Las otras muertes

Ana Cristina Restrepo Jiménez
07 de abril de 2018 - 09:10 a. m.

En una de sus cartas del destierro, Miguel de Unamuno le escribió al general Vallespinosa, desde París (4/10/1924): “Las serenas regiones de la doctrina son para debatir doctrina, pero cuando se trata de debatir actos arbitrarios e injustos, tropelías tiránicas del poder, entonces es noble, santo y justo lo que usted llama insulto. San Juan Bautista insultó al rey Herodes y fue por ello decapitado. Tácito insultó a los tiranos de Roma. Víctor Hugo insultó a Napoleón el Chico […] Y es que hay, no aún el derecho, el deber de insultar”.

Todos, con o sin poder, somos la pesadilla de alguien. Tratar de censurar o evitar el insulto es tiempo perdido, con más razón si se trata del diván de las redes sociales —al margen de si conocemos o no la identidad del agresor—.

No soy más ni menos “puta”, “malnacida”, “malcomida”, “amargada” y “vieja” porque alguien lo escriba. Ni nadie es más casto, biennacido, “biencomido” (¡¿?!), chévere, ni amanece más joven por escribirlo. El insulto existe. Siempre lo hará. Es una forma incómoda de la libertad de expresión. Los más astutos saben transitar en los linderos de la ley, no se arriesgan en los terrenos de la difamación. (A diario somos testigos de cómo, sin la más mínima ayuda externa, más de uno pierde su derecho al buen nombre).

Vale la pena observar la confección cultural del insulto, sobre todo aquel cosido con los hilos del machismo: a muchas columnistas mujeres nos han deseado una violación o un empalamiento. A quienes somos mamás, nos recuerdan que además de mal paridas tampoco parimos bien: nuestros hijos siempre serán blanco fácil para los cazadores de reacciones. Con los hombres opera la vulneración del “honor viril”: los llaman “maricas”, cuando no sale a relucir la tribu de guapos a la que pertenecen, ventilando nostalgias como la ausencia de los Castaño Gil (en Medellín dicen que han visto a Fidel haciendo fila en el supermercado, detrás de Carlos… Gardel).

No obstante, no hay por qué desestimar los insultos y las amenazas a Matador, así nos suceda a muchos, casi a diario.

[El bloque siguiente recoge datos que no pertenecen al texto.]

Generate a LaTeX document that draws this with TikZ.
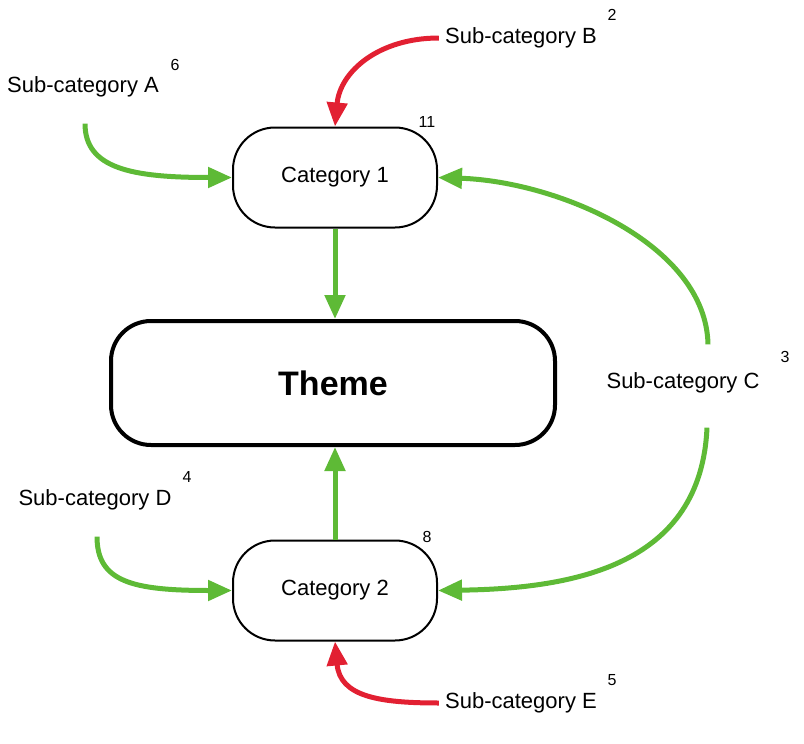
\documentclass[tikz,border=0pt]{standalone}
\usepackage{fontspec}
\setmainfont{Liberation Sans}
\usetikzlibrary{arrows.meta}
\definecolor{linkgreen}{RGB}{94,186,54}
\definecolor{linkred}{RGB}{226,32,50}
\begin{document}
\begin{tikzpicture}[x=0.5pt,y=-0.5pt,
  catbox/.style={draw=black,line width=1pt,rounded corners=21pt,minimum width=102pt,minimum height=50pt,font=\fontsize{11}{13}\selectfont},
  themebox/.style={draw=black,line width=2pt,rounded corners=20pt,minimum width=222pt,minimum height=62pt,font=\fontsize{17}{20}\selectfont\bfseries},
  sublabel/.style={inner sep=0pt,font=\fontsize{11}{13}\selectfont},
  countlabel/.style={inner sep=0pt,font=\fontsize{8}{10}\selectfont},
  greenlink/.style={draw=linkgreen,line width=2.5pt,-{Triangle[length=12pt,width=10pt]}},
  redlink/.style={draw=linkred,line width=2.5pt,-{Triangle[length=12pt,width=10pt]}}]
\useasboundingbox (0,0) rectangle (804,744);
\node [catbox] (cat1) at (335,177.5) {Category 1};
\node [catbox] (cat2) at (335,590.5) {Category 2};
\node [themebox] (theme) at (333,383) {Theme};
\node [sublabel] (subA) at (83,87) {Sub-category A};
\node [sublabel] (subB) at (521,38) {Sub-category B};
\node [sublabel] (subC) at (683,383) {Sub-category C};
\node [sublabel] (subD) at (95,500) {Sub-category D};
\node [sublabel] (subE) at (521,703) {Sub-category E};
\node [countlabel] (numA) at (175,65) {6};
\node [countlabel] (numB) at (612,15) {2};
\node [countlabel] (numC) at (785,357) {3};
\node [countlabel] (numD) at (187,477) {4};
\node [countlabel] (numE) at (612,680) {5};
\node [countlabel] (num1) at (427,122) {11};
\node [countlabel] (num2) at (427,537) {8};
\draw [greenlink] ([xshift=1pt,yshift=-13pt]subA.south) .. controls +(0,45) and +(-100,0) .. (cat1.west);
\draw [redlink] ([xshift=-3pt]subB.west) .. controls +(-60,0) and +(5,-55) .. (cat1.north);
\draw [greenlink] (cat1.south) -- (cat1.south |- theme.north);
\draw [greenlink] (cat2.north) -- (cat2.north |- theme.south);
\draw [greenlink] ([xshift=12.5pt,yshift=14pt]subC.north) .. controls +(-2,-100) and +(120,4) .. (cat1.east);
\draw [greenlink] ([xshift=12pt,yshift=-17pt]subC.south) .. controls +(-6,137) and +(138,-2) .. (cat2.east);
\draw [greenlink] ([xshift=1pt,yshift=-13pt]subD.south) .. controls +(0,45) and +(-100,0) .. (cat2.west);
\draw [redlink] ([xshift=-3pt]subE.west) .. controls +(-60,0) and +(5,55) .. (cat2.south);
\end{tikzpicture}
\end{document}
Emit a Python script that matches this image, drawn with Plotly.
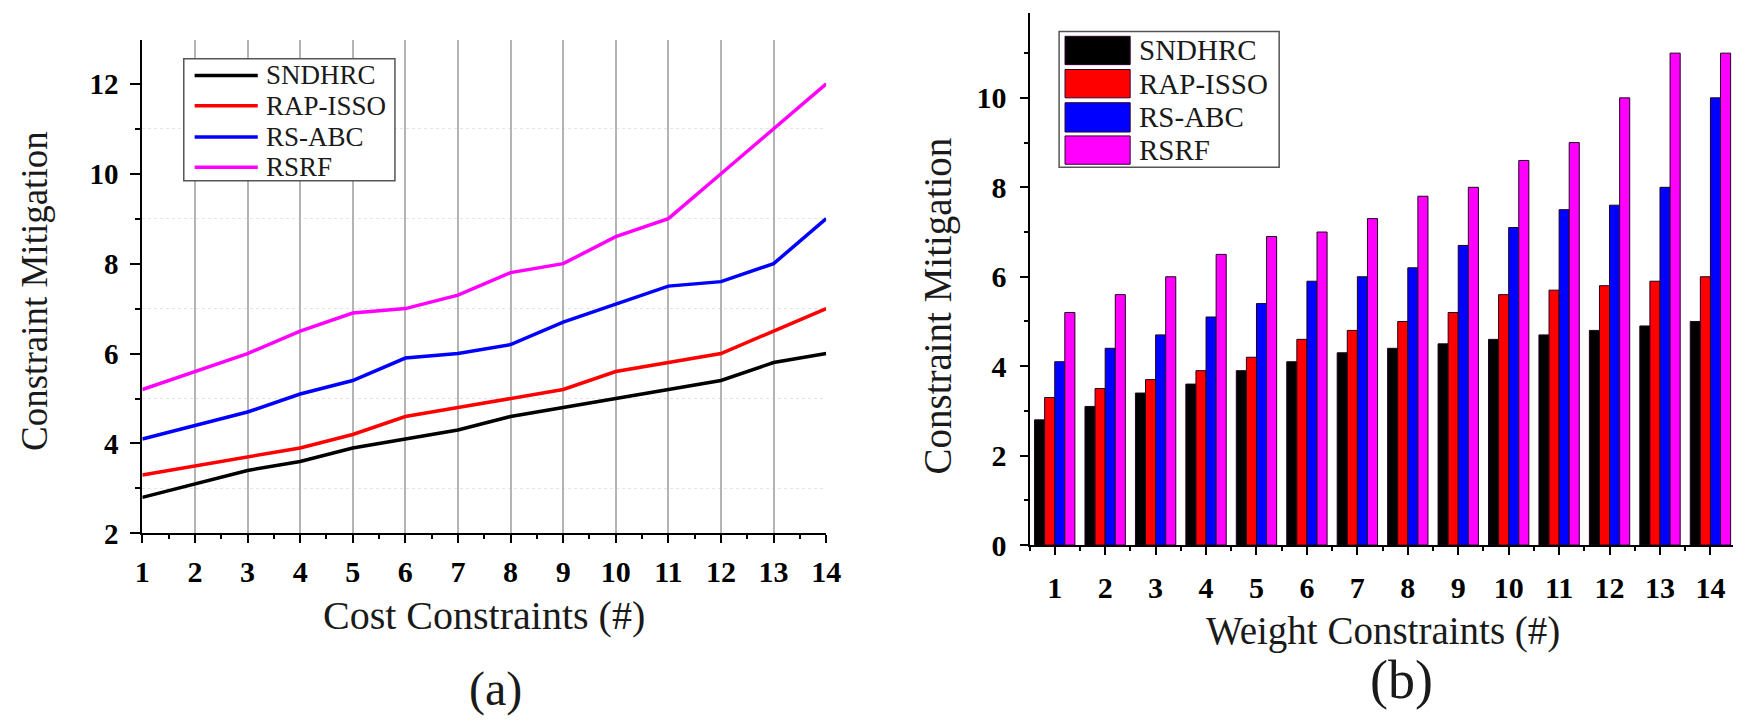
import plotly.graph_objects as go

W, H = 1750, 724

# ---------------- data ----------------
series_names = ["SNDHRC", "RAP-ISSO", "RS-ABC", "RSRF"]
series_colors = ["#000000", "#ff0000", "#0000ff", "#ff00ff"]

cost_constraints = [1, 2, 3, 4, 5, 6, 7, 8, 9, 10, 11, 12, 13, 14]
cost_sndhrc = [2.8, 3.1, 3.4, 3.6, 3.9, 4.1, 4.3, 4.6, 4.8, 5.0, 5.2, 5.4, 5.8, 6.0]
cost_rapisso = [3.3, 3.5, 3.7, 3.9, 4.2, 4.6, 4.8, 5.0, 5.2, 5.6, 5.8, 6.0, 6.5, 7.0]
cost_rsabc = [4.1, 4.4, 4.7, 5.1, 5.4, 5.9, 6.0, 6.2, 6.7, 7.1, 7.5, 7.6, 8.0, 9.0]
cost_rsrf = [5.2, 5.6, 6.0, 6.5, 6.9, 7.0, 7.3, 7.8, 8.0, 8.6, 9.0, 10.0, 11.0, 12.0]

weight_constraints = [1, 2, 3, 4, 5, 6, 7, 8, 9, 10, 11, 12, 13, 14]
weight_sndhrc = [2.8, 3.1, 3.4, 3.6, 3.9, 4.1, 4.3, 4.4, 4.5, 4.6, 4.7, 4.8, 4.9, 5.0]
weight_rapisso = [3.3, 3.5, 3.7, 3.9, 4.2, 4.6, 4.8, 5.0, 5.2, 5.6, 5.7, 5.8, 5.9, 6.0]
weight_rsabc = [4.1, 4.4, 4.7, 5.1, 5.4, 5.9, 6.0, 6.2, 6.7, 7.1, 7.5, 7.6, 8.0, 10.0]
weight_rsrf = [5.2, 5.6, 6.0, 6.5, 6.9, 7.0, 7.3, 7.8, 8.0, 8.6, 9.0, 10.0, 11.0, 11.0]

cost_series = [cost_sndhrc, cost_rapisso, cost_rsabc, cost_rsrf]
weight_series = [weight_sndhrc, weight_rapisso, weight_rsabc, weight_rsrf]

left_title_x = "Cost Constraints (#)"
right_title_x = "Weight Constraints (#)"
title_y = "Constraint Mitigation"
panel_labels = ["(a)", "(b)"]

SERIF = "Liberation Serif"


def px(x):
    return x / W


def py(y):
    return 1 - y / H


fig = go.Figure()

for name, color, vals in zip(series_names, series_colors, cost_series):
    fig.add_trace(go.Scatter(x=cost_constraints, y=vals, name=name, mode="lines",
                             line=dict(color=color, width=3.5),
                             xaxis="x", yaxis="y", showlegend=False))

for name, color, vals in zip(series_names, series_colors, weight_series):
    fig.add_trace(go.Bar(x=weight_constraints, y=vals, name=name,
                         marker=dict(color=color, line=dict(color="#200020", width=1)),
                         xaxis="x2", yaxis="y2", showlegend=False))

axis_common = dict(showline=True, linecolor="black", linewidth=2, zeroline=False,
                   ticks="outside", tickcolor="black", tickwidth=2)

fig.update_layout(
    width=W, height=H,
    margin=dict(l=0, r=0, t=0, b=0),
    paper_bgcolor="white", plot_bgcolor="white",
    barmode="group", bargap=0.2, bargroupgap=0,
    xaxis=dict(domain=[px(128), px(821)], anchor="y", range=[1, 14],
               tickmode="linear", tick0=1, dtick=1, ticklen=8, ticklabelstandoff=3,
               showgrid=True, gridcolor="#b4b4b4", gridwidth=1.5,
               minor=dict(ticks="outside", dtick=0.5, tick0=1, ticklen=4, tickwidth=2, tickcolor="black"),
               tickfont=dict(family=SERIF, size=30, color="black", weight="bold"),
               **axis_common),
    yaxis=dict(domain=[py(538), py(33)], anchor="x", range=[2, 12.97],
               tickmode="linear", tick0=2, dtick=2, ticklen=10, ticklabelstandoff=6, showgrid=False,
               minor=dict(ticks="outside", dtick=1, tick0=2, ticklen=5, tickwidth=2, tickcolor="black",
                          showgrid=True, gridcolor="#e4e4e4", gridwidth=1, griddash="dot"),
               tickfont=dict(family=SERIF, size=29, color="black", weight="bold"),
               **axis_common),
    xaxis2=dict(domain=[px(1027), px(1740)], anchor="y2", range=[0.5, 14.45],
                tickmode="linear", tick0=1, dtick=1, ticklen=8, ticklabelstandoff=7, showgrid=False,
                minor=dict(ticks="outside", dtick=0.5, tick0=1, ticklen=4, tickwidth=2, tickcolor="black"),
                tickfont=dict(family=SERIF, size=30, color="black", weight="bold"),
                **axis_common),
    yaxis2=dict(domain=[py(550), py(5)], anchor="x2", range=[0, 11.9],
                tickmode="linear", tick0=0, dtick=2, ticklen=8, ticklabelstandoff=7, showgrid=False,
                minor=dict(ticks="outside", dtick=1, tick0=0, ticklen=4, tickwidth=2, tickcolor="black"),
                tickfont=dict(family=SERIF, size=30, color="black", weight="bold"),
                **axis_common),
)

annotations = [
    dict(text=title_y, x=px(18), y=py(290), textangle=-90, font=dict(size=37)),
    dict(text=left_title_x, x=px(474), y=py(622), font=dict(size=40)),
    dict(text=panel_labels[0], x=px(486), y=py(697), font=dict(size=48)),
    dict(text=title_y, x=px(934), y=py(305), textangle=-90, font=dict(size=39)),
    dict(text=right_title_x, x=px(1385), y=py(638), font=dict(size=39)),
    dict(text=panel_labels[1], x=px(1404), y=py(688), font=dict(size=54)),
]
for a in annotations:
    a.update(xref="paper", yref="paper", showarrow=False, xanchor="center", yanchor="middle")
    a["font"].update(family=SERIF, color="#1a1a1a")

shapes = []
# left legend (lines)
shapes.append(dict(type="rect", xref="paper", yref="paper", x0=px(170), x1=px(384), y0=py(177), y1=py(52),
                   line=dict(color="#555555", width=1.5), fillcolor="white", layer="above"))
left_rows = [69, 100, 132, 163]
for name, color, ry in zip(series_names, series_colors, left_rows):
    shapes.append(dict(type="line", xref="paper", yref="paper", x0=px(181), x1=px(245), y0=py(ry), y1=py(ry),
                       line=dict(color=color, width=3.5), layer="above"))
    annotations.append(dict(text=name, x=px(251), y=py(ry), xref="paper", yref="paper", showarrow=False,
                            xanchor="left", yanchor="middle",
                            font=dict(family=SERIF, size=27, color="#1a1a1a")))
# right legend (bars)
shapes.append(dict(type="rect", xref="paper", yref="paper", x0=px(1057), x1=px(1280), y0=py(163), y1=py(24),
                   line=dict(color="#555555", width=1.5), fillcolor="white", layer="above"))
right_rows = [(29, 58), (63, 92), (97, 127), (131, 160)]
for name, color, (r0, r1) in zip(series_names, series_colors, right_rows):
    shapes.append(dict(type="rect", xref="paper", yref="paper", x0=px(1063), x1=px(1129), y0=py(r1), y1=py(r0),
                       line=dict(color="#300030", width=1), fillcolor=color, layer="above"))
    annotations.append(dict(text=name, x=px(1136), y=py((r0 + r1) / 2), xref="paper", yref="paper",
                            showarrow=False, xanchor="left", yanchor="middle",
                            font=dict(family=SERIF, size=29, color="#1a1a1a")))

fig.update_layout(annotations=annotations, shapes=shapes)

fig.write_html("out.html")
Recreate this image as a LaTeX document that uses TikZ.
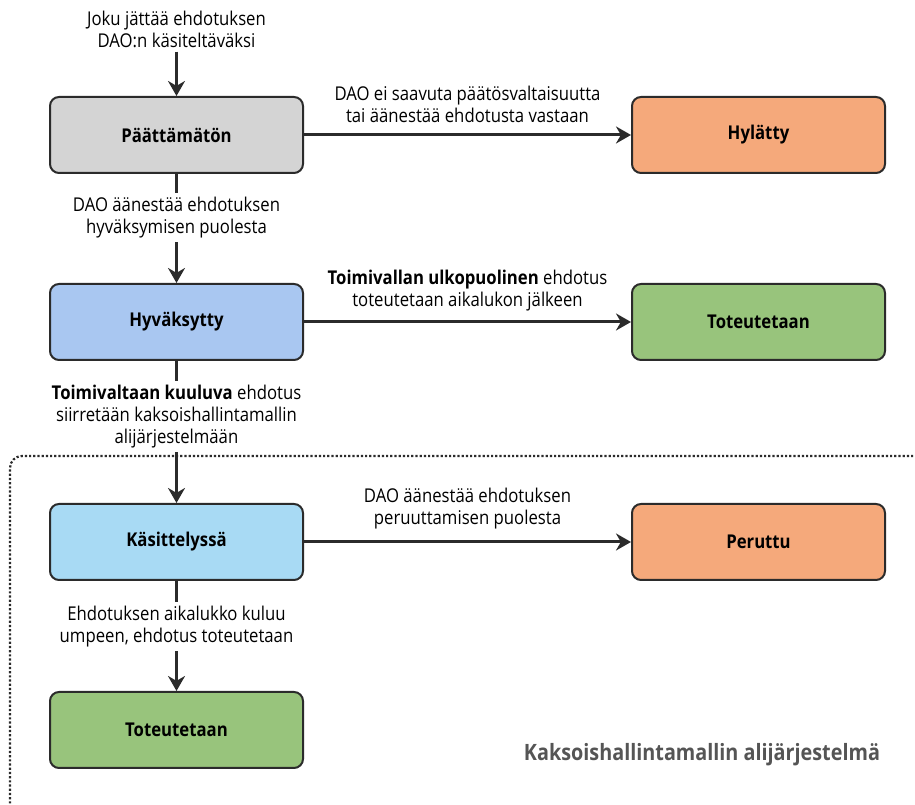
\documentclass[tikz,border=0pt]{standalone}
\usepackage{fontspec}
\setmainfont{Open Sans}[FakeStretch=0.88]
\usepackage{xcolor}
\usepackage{tikz}
\usetikzlibrary{positioning, arrows.meta, calc}

\definecolor{reuna}{HTML}{2B2B2B}
\definecolor{harmaa}{HTML}{D4D4D4}
\definecolor{oranssi}{HTML}{F5A97B}
\definecolor{sininen}{HTML}{A9C7F1}
\definecolor{vaaleansininen}{HTML}{A8DAF4}
\definecolor{vihrea}{HTML}{98C47C}
\definecolor{harmaateksti}{HTML}{555555}

\begin{document}
\begin{tikzpicture}[x=1pt, y=1pt]
		\tikzstyle{tila}=[draw=reuna, line width=2pt, rounded corners=9pt, minimum width=253pt, minimum height=76pt, font=\fontsize{19}{22}\selectfont\bfseries, text=black]
		\tikzstyle{nuoli}=[draw=reuna, line width=3pt, -{Stealth[length=15pt, width=17pt]}]
		\tikzstyle{selite}=[align=center, font=\fontsize{19}{22}\selectfont, text=black, inner sep=4pt]
		
		\useasboundingbox (0,0) rectangle (915,805);
		
		% alijarjestelman reunus
		\draw[draw=reuna, line width=2.2pt, dash pattern=on 2.2pt off 2pt, rounded corners=12pt] (930,349) -- (10,349) -- (10,-12);
		
		\node (pend) at (176.5,670) [tila, fill=harmaa] {Päättämätön};
		\node (hyl) [tila, fill=oranssi, right=327pt of pend] {Hylätty};
		
		\node (hyv) [tila, fill=sininen, below=109pt of pend] {Hyväksytty};
		\node (tot1) [tila, fill=vihrea, right=327pt of hyv] {Toteutetaan};
		
		\node (kas) [tila, fill=vaaleansininen, below=142pt of hyv] {Käsittelyssä};
		\node (per) [tila, fill=oranssi, right=327pt of kas] {Peruttu};
		
		\node (tot2) [tila, fill=vihrea, below=110pt of kas] {Toteutetaan};
		
		\node (alku) at (176.5,776) [selite] {Joku jättää ehdotuksen\\DAO:n käsiteltäväksi};
		\node (otsikko) at (702,50) [font=\fontsize{22.5}{26}\selectfont\bfseries, text=harmaateksti] {Kaksoishallintamallin alijärjestelmä};
		
		\draw[nuoli] (alku) -- (pend);
		\draw[nuoli] (pend) -- node[selite, above=7pt] {DAO ei saavuta päätösvaltaisuutta\\tai äänestää ehdotusta vastaan} (hyl);
		\draw[nuoli] (pend) -- node[selite, fill=white, pos=0.4] {DAO äänestää ehdotuksen\\hyväksymisen puolesta} (hyv);
		\draw[nuoli] (hyv) -- node[selite, above=5pt] {\textbf{Toimivallan ulkopuolinen} ehdotus\\toteutetaan aikalukon jälkeen} (tot1);
		\draw[nuoli] (hyv) -- node[selite, fill=white, pos=0.39] {\textbf{Toimivaltaan kuuluva} ehdotus\\siirretään kaksoishallintamallin\\alijärjestelmään} (kas);
		\draw[nuoli] (kas) -- node[selite, above=7pt] {DAO äänestää ehdotuksen\\peruuttamisen puolesta} (per);
		\draw[nuoli] (kas) -- node[selite, fill=white, pos=0.41] {Ehdotuksen aikalukko kuluu\\umpeen, ehdotus toteutetaan} (tot2);
		
\end{tikzpicture}
\end{document}
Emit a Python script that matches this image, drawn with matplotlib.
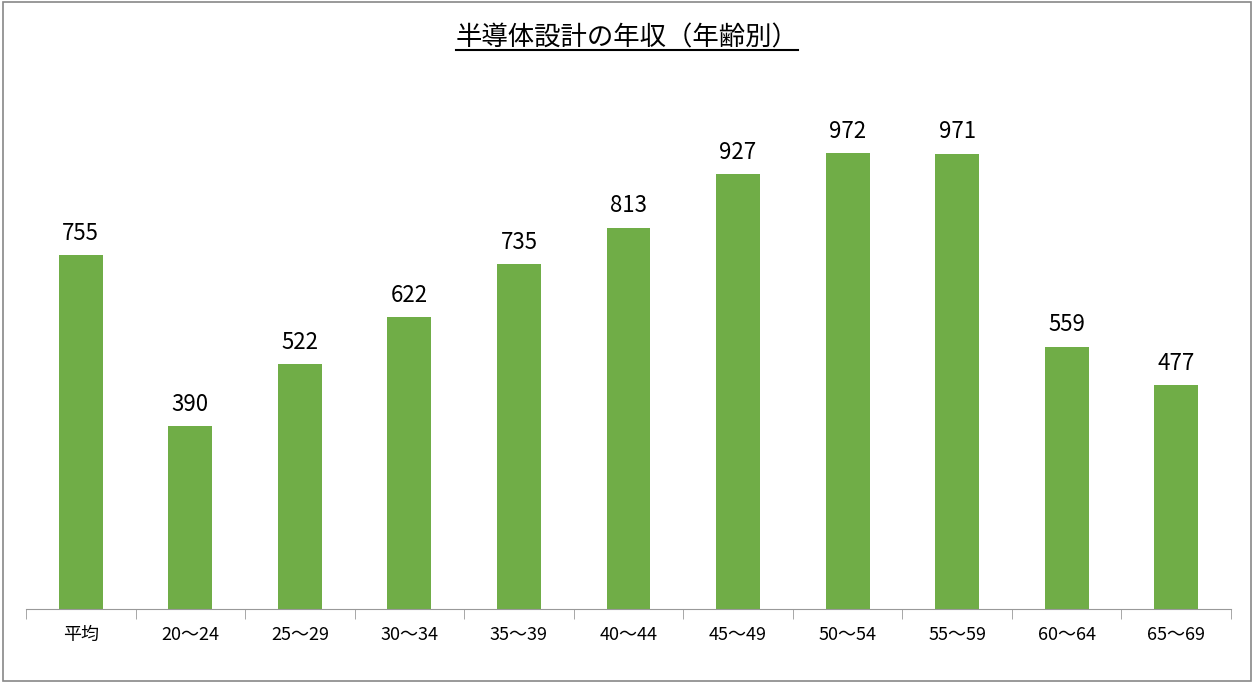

No hay tal cosa como el asesinato virtual. Todavía.

En Colombia matan a los “invisibles”, a los líderes sociales, a las grandes voces locales sin tribuna nacional, porque en cuestión de semanas sus nombres desaparecen del recuerdo y los archivos judiciales (si es que llegan a ellos).

La experiencia nacional demuestra que matar a un personaje “visible” tiene dos ventajas de largo plazo: aunque no se pueden eliminar sus palabras ya dichas, se evita que hable más. Y la impunidad. Pero acarrea un problema eterno: el asesinato permanece en la memoria colectiva, es digno de homenaje. Ejemplo: Jaime Garzón.

Otras formas del asesinato poco o nada arriesgan al victimario, evitan los rastros de sangre: destruir familias, poner en entredicho la reputación (Coronell es un “narcotraficante”, Akerman es un “guerrillero” y un largo etcétera). Perseguir laboralmente. Desterrar. Borrar de la historia.

Son las otras muertes. Ellos lo saben.